Friday, May 20, 2005

Long LonG tiMe aGo...

Well, I guess it has been a long time since I've posted anything. Ironically, it is the holidays now. It could only mean one thing, I guess. My life is one hell of exciting and enriching and fulfilling and {adjective}...How I wished!

Yet it is at times when life reaches a certain monotomy that we start to desire thrills. Like fantasizing about the Japanese Language teacher's bra. Nylon or Lace or Cotton? Like blogging at 4am in the morning. Like singing 'American Pie' softly to myself and thinking of creampies. But it isn't all about sex and the likes of it. Anything that doesn't stimulate my mind doesn't stimulate my physical body. Therefore, pornography and lewd books are out. They no longer provide the much needed dose of high to sustain my lust for something beyond sex.

Dear brothers, I think I am the anti-thesis of the copulation theory. I'm not denying that I love sex. But it is not my only drive (I should put a stop to cheesy puns) in life man. Currently, the only thing that I am driving is myself--- up the wall, with layer after layer of merry-go-round ideology and thought. Oh yeah, life how I drove my Dad's car up the wall. Literally. I'm beginning to like the word. No, not sex. DRIVE.

But anyway, why are there people who are so darn bored that they have to resort to pointless ramblings just to hoax their active minds to a tired sleep? BoredOm. It is all in the name. But alas, it remains nothing more than a name. If I were to be French, maybe I'll be Jacques. If I were to be Korean, maybe I'll be Lee Bo Yuan. If I were to be Russian, maybe I'll be Nichola Valdomiv. If I were to be Thai, maybe I'll be Surajachai Kutalipong. Take my name away now. Take it away and tell me, what remains? Nothing. Nothing my dear brothers. Not all the women, not all the riches, not all the talents, not all the achievements remains if life is reduced to a name. Which explains why I am so darn bored. Oh? It doesn't explain anything.

Sorry, I refuse to spend my life trying to explain to others what I mean. If I said something, it was meant the way I meant it to be. It was meant for you to interpret. So I am crafty.... because with a certain degree of gilbness, I can manipulate my own words. I could make them melodramatic. I could make them rationalized. I could make them spin on a ferris wheel. Which is why I've decided to stop explaining altogether. Because nothing is wrong with any interpretation in the first place. It is just a matter of making sense of it.

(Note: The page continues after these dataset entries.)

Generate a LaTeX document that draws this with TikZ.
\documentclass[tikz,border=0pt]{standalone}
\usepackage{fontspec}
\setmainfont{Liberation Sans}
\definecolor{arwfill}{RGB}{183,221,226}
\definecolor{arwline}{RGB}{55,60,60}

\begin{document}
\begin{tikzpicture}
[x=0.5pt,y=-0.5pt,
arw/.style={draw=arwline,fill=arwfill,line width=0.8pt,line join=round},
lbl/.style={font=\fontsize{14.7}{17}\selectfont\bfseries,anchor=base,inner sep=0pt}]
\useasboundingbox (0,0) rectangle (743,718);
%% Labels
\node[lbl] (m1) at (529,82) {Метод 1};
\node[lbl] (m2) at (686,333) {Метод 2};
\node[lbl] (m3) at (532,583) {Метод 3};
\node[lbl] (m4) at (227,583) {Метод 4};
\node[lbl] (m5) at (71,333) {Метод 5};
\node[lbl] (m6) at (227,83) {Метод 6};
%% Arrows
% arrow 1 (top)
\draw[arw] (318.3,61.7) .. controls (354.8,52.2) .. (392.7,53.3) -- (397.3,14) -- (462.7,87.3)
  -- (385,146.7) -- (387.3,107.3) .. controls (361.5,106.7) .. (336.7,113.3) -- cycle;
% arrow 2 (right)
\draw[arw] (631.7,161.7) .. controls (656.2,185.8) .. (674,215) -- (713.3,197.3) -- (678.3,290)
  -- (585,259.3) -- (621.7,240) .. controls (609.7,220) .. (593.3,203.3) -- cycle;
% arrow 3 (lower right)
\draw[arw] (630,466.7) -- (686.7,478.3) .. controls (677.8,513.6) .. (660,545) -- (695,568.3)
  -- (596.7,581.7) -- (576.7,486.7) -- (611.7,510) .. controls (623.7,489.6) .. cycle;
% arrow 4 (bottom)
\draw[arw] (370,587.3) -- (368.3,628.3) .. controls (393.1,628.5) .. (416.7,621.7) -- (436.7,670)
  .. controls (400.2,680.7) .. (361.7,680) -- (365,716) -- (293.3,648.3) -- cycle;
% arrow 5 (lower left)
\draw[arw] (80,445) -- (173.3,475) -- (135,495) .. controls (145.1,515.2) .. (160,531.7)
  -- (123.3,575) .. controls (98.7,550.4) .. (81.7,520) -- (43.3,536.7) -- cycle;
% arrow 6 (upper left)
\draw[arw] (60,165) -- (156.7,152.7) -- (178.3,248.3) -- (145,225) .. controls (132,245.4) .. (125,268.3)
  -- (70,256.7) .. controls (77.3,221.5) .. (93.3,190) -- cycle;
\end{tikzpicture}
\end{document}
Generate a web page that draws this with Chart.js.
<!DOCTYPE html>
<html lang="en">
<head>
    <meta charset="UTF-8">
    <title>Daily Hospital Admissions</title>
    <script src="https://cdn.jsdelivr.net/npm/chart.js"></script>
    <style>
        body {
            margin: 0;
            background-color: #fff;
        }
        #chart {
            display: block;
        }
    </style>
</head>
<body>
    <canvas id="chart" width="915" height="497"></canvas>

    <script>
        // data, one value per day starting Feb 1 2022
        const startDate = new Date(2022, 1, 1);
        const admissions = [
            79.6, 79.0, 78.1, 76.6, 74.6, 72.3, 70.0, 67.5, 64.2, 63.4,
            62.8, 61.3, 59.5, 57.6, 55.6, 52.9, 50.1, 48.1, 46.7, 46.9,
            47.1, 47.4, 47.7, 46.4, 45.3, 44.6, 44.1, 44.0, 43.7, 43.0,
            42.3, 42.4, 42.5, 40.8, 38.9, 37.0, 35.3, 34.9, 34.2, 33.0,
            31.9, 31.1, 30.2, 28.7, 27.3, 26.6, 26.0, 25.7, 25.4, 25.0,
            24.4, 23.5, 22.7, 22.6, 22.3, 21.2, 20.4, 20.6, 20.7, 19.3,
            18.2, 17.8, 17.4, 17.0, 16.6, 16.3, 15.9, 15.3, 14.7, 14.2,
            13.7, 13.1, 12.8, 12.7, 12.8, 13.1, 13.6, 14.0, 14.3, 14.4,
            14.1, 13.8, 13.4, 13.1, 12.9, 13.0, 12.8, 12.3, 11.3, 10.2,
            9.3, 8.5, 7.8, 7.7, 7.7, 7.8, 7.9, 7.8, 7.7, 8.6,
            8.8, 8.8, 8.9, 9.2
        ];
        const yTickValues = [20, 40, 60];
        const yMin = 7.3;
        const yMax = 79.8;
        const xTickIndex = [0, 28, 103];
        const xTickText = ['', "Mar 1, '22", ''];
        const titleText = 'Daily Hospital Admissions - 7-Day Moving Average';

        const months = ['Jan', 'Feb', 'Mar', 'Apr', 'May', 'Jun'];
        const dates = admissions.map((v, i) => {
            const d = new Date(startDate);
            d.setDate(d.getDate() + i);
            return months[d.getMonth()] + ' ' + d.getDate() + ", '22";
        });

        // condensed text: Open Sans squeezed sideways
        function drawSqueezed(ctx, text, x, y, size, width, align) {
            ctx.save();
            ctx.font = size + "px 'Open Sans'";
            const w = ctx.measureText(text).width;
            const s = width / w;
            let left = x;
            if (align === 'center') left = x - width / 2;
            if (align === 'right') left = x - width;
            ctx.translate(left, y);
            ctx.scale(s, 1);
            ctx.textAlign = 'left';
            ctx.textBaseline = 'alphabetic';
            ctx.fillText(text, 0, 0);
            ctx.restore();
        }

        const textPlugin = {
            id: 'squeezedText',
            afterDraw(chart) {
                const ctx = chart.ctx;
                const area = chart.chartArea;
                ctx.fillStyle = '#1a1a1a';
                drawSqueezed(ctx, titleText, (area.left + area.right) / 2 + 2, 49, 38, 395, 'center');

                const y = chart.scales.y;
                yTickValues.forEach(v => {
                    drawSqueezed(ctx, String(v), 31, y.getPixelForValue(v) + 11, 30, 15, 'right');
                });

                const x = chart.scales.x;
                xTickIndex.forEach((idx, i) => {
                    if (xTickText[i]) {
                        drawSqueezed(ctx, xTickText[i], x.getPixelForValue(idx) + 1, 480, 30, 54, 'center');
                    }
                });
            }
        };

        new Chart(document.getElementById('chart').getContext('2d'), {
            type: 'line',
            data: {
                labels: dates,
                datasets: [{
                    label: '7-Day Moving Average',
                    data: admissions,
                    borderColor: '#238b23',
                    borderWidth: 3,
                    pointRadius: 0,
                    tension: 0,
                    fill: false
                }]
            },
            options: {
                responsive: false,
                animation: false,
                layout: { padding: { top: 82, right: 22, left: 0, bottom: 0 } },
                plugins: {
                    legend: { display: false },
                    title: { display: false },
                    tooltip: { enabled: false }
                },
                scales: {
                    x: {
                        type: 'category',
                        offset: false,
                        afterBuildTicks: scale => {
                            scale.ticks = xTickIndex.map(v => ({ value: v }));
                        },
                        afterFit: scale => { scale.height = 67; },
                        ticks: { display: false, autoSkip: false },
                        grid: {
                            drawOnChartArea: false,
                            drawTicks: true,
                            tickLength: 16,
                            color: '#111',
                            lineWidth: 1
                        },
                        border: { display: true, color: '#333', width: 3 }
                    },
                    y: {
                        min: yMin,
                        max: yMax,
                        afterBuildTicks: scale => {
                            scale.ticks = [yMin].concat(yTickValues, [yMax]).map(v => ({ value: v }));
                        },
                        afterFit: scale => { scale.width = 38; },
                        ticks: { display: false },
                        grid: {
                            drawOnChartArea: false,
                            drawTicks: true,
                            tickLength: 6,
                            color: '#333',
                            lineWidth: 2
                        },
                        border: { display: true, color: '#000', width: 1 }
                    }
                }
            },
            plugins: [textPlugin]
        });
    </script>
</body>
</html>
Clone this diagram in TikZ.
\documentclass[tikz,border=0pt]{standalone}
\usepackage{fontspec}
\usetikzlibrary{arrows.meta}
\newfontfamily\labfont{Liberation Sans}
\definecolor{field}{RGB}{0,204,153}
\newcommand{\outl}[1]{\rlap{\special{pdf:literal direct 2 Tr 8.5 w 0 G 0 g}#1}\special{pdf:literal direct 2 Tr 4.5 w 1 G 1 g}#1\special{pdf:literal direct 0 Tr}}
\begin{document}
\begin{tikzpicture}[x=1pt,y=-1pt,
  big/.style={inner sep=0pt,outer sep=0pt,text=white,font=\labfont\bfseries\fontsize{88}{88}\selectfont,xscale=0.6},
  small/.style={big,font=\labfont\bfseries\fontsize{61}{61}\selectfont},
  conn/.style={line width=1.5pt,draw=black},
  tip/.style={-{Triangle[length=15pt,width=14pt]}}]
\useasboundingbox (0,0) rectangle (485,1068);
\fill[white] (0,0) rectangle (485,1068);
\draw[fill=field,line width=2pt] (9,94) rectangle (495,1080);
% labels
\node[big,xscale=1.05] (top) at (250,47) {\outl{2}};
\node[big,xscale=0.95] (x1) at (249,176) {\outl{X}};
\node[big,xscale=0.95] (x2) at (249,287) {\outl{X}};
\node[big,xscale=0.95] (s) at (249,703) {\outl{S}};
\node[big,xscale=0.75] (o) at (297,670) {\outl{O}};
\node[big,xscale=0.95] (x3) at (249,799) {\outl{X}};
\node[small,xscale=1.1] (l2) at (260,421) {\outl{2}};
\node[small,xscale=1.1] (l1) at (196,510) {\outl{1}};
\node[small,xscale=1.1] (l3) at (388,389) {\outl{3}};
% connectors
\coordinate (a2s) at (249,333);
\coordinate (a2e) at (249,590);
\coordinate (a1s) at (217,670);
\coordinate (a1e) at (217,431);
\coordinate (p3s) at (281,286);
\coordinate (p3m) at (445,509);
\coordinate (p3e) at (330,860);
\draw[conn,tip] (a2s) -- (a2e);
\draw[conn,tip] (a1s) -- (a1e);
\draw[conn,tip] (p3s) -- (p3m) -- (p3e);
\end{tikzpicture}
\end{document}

Who the girl is doesn't matter. They may all be different and unique. But the need to love someone stems from an innate need to be loved. For the moment, I do not need either. Correction. For a lifetime to come, I may not need either. But what cannot be disproved does not necessarily make it correct. (Exactly what I was trying to tell my old friend who sent me weird messages) I have not gone out on a date with any lady for almost a month. I've never felt this freedOm. The tranquility of solitary life is amazing. Who the girl is doesn't matter. The girl doesn't matter. I have written a 10000 word thesis on the sacred subject of Love. It is published in every girl I've loved. If I could put all of them together and remove all their vices, then that will be the true love I seek. Hence, I believe nobody will disturb my peace for a long time to come.

Still waters run deep. The angst only lies submerged beneath a superficial calmness. It will explode one day, like a torpedo finally reaching a hull. Then everything above the surface will sink. All the hopes. All the dreams. All the wishes. They will all be disrupted by ripples from the explosion. They will all sink with the angst. Great! Then there will be a desperate struggle to stay afloat, to breadthe, to survive. That, is the thrill and stimulation I had always wanted. It is orgasmic. (Puts fingers into mouth) That, is the ultimate state of bliss, because finally, there can be a resolution between angst and dreams. There will be blending, and hence, there will be balance.

Time for digression into a history lesson. D-Day, June 6, 1944. 2500 Allied men died. 15000 Allied troops landed by the end of that day. Almost two thirds of a century later, we have the luxury of reviewing the splendor of a conflict between angst and freedOm.

And then....and then I realise every part of life was meant to be an ardent, but stimulating journey. Even more stimulating than black laced bras or double creampies.